Strip the pictures and reproduce the rest of the listing exactly.
## Start SUPPLIED INFORMATION
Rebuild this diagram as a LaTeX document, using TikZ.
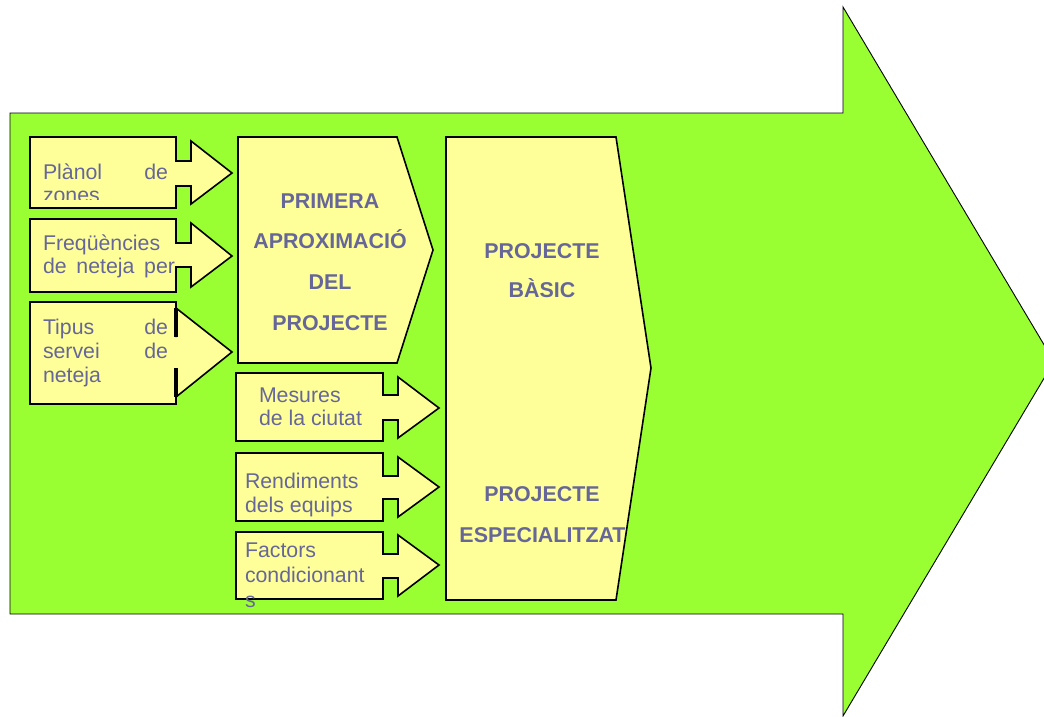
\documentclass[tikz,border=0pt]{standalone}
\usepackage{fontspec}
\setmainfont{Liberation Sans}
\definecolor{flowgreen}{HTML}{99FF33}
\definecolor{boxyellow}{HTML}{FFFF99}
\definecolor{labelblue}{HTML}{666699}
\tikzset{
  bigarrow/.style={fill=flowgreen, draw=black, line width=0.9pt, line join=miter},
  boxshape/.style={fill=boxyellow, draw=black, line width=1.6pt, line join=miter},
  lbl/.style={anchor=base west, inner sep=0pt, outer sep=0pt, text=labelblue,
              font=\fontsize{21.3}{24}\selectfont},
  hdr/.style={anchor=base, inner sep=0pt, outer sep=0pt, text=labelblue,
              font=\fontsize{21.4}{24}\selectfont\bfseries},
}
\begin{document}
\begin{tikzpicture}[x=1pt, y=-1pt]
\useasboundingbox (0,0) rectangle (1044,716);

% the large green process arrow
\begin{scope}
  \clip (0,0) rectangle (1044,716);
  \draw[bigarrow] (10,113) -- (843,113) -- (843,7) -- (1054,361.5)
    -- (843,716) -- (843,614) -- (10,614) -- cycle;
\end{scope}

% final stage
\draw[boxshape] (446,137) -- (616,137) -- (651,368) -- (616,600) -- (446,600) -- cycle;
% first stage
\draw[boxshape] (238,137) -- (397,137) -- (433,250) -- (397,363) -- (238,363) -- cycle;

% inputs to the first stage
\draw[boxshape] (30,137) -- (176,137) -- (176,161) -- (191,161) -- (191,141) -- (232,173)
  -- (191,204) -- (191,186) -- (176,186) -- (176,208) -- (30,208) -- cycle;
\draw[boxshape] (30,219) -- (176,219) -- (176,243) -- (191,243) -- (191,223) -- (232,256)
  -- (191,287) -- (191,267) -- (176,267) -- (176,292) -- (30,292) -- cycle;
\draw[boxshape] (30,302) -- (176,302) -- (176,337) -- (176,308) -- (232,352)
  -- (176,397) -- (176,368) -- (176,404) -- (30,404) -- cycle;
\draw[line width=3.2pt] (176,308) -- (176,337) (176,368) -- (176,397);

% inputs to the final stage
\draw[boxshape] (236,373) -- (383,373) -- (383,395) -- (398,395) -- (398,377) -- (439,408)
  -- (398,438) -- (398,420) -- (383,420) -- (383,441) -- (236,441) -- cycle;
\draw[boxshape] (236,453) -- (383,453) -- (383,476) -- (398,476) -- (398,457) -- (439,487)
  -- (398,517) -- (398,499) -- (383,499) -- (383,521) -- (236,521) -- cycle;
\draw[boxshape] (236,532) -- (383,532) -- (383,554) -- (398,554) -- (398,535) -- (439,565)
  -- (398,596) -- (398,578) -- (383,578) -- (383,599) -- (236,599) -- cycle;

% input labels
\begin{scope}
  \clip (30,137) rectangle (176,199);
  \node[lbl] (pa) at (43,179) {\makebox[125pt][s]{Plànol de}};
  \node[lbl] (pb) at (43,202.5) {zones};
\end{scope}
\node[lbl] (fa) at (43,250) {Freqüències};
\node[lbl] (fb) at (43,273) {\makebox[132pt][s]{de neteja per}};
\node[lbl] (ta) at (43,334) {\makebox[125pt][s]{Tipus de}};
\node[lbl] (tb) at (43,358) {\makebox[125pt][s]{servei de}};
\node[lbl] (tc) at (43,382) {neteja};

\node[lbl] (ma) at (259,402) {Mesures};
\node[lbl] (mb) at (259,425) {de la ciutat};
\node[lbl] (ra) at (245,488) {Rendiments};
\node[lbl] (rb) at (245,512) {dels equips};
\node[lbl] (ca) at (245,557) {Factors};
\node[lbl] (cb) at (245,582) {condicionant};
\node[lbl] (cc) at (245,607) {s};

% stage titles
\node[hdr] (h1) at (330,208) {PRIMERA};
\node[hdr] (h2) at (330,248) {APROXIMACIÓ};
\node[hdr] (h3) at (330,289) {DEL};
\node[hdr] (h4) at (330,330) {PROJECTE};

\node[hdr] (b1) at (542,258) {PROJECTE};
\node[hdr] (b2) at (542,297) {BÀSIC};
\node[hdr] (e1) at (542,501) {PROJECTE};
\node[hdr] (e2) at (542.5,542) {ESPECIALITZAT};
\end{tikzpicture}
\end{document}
## End SUPPLIED INFORMATION
_EXERCISE RESULT_
Rebuild this diagram as a LaTeX document, using TikZ.
\documentclass[tikz,border=0pt]{standalone}
\usepackage{fontspec}
\setmainfont{Liberation Sans}
\definecolor{flowgreen}{HTML}{99FF33}
\definecolor{boxyellow}{HTML}{FFFF99}
\definecolor{labelblue}{HTML}{666699}
\tikzset{
  bigarrow/.style={fill=flowgreen, draw=black, line width=0.9pt, line join=miter},
  boxshape/.style={fill=boxyellow, draw=black, line width=1.6pt, line join=miter},
  lbl/.style={anchor=base west, inner sep=0pt, outer sep=0pt, text=labelblue,
              font=\fontsize{21.3}{24}\selectfont},
  hdr/.style={anchor=base, inner sep=0pt, outer sep=0pt, text=labelblue,
              font=\fontsize{21.4}{24}\selectfont\bfseries},
}
\begin{document}
\begin{tikzpicture}[x=1pt, y=-1pt]
\useasboundingbox (0,0) rectangle (1044,716);

% the large green process arrow
\begin{scope}
  \clip (0,0) rectangle (1044,716);
  \draw[bigarrow] (10,113) -- (843,113) -- (843,7) -- (1054,361.5)
    -- (843,716) -- (843,614) -- (10,614) -- cycle;
\end{scope}

% final stage
\draw[boxshape] (446,137) -- (616,137) -- (651,368) -- (616,600) -- (446,600) -- cycle;
% first stage
\draw[boxshape] (238,137) -- (397,137) -- (433,250) -- (397,363) -- (238,363) -- cycle;

% inputs to the first stage
\draw[boxshape] (30,137) -- (176,137) -- (176,161) -- (191,161) -- (191,141) -- (232,173)
  -- (191,204) -- (191,186) -- (176,186) -- (176,208) -- (30,208) -- cycle;
\draw[boxshape] (30,219) -- (176,219) -- (176,243) -- (191,243) -- (191,223) -- (232,256)
  -- (191,287) -- (191,267) -- (176,267) -- (176,292) -- (30,292) -- cycle;
\draw[boxshape] (30,302) -- (176,302) -- (176,337) -- (176,308) -- (232,352)
  -- (176,397) -- (176,368) -- (176,404) -- (30,404) -- cycle;
\draw[line width=3.2pt] (176,308) -- (176,337) (176,368) -- (176,397);

% inputs to the final stage
\draw[boxshape] (236,373) -- (383,373) -- (383,395) -- (398,395) -- (398,377) -- (439,408)
  -- (398,438) -- (398,420) -- (383,420) -- (383,441) -- (236,441) -- cycle;
\draw[boxshape] (236,453) -- (383,453) -- (383,476) -- (398,476) -- (398,457) -- (439,487)
  -- (398,517) -- (398,499) -- (383,499) -- (383,521) -- (236,521) -- cycle;
\draw[boxshape] (236,532) -- (383,532) -- (383,554) -- (398,554) -- (398,535) -- (439,565)
  -- (398,596) -- (398,578) -- (383,578) -- (383,599) -- (236,599) -- cycle;

% input labels
\begin{scope}
  \clip (30,137) rectangle (176,199);
  \node[lbl] (pa) at (43,179) {\makebox[125pt][s]{Plànol de}};
  \node[lbl] (pb) at (43,202.5) {zones};
\end{scope}
\node[lbl] (fa) at (43,250) {Freqüències};
\node[lbl] (fb) at (43,273) {\makebox[132pt][s]{de neteja per}};
\node[lbl] (ta) at (43,334) {\makebox[125pt][s]{Tipus de}};
\node[lbl] (tb) at (43,358) {\makebox[125pt][s]{servei de}};
\node[lbl] (tc) at (43,382) {neteja};

\node[lbl] (ma) at (259,402) {Mesures};
\node[lbl] (mb) at (259,425) {de la ciutat};
\node[lbl] (ra) at (245,488) {Rendiments};
\node[lbl] (rb) at (245,512) {dels equips};
\node[lbl] (ca) at (245,557) {Factors};
\node[lbl] (cb) at (245,582) {condicionant};
\node[lbl] (cc) at (245,607) {s};

% stage titles
\node[hdr] (h1) at (330,208) {PRIMERA};
\node[hdr] (h2) at (330,248) {APROXIMACIÓ};
\node[hdr] (h3) at (330,289) {DEL};
\node[hdr] (h4) at (330,330) {PROJECTE};

\node[hdr] (b1) at (542,258) {PROJECTE};
\node[hdr] (b2) at (542,297) {BÀSIC};
\node[hdr] (e1) at (542,501) {PROJECTE};
\node[hdr] (e2) at (542.5,542) {ESPECIALITZAT};
\end{tikzpicture}
\end{document}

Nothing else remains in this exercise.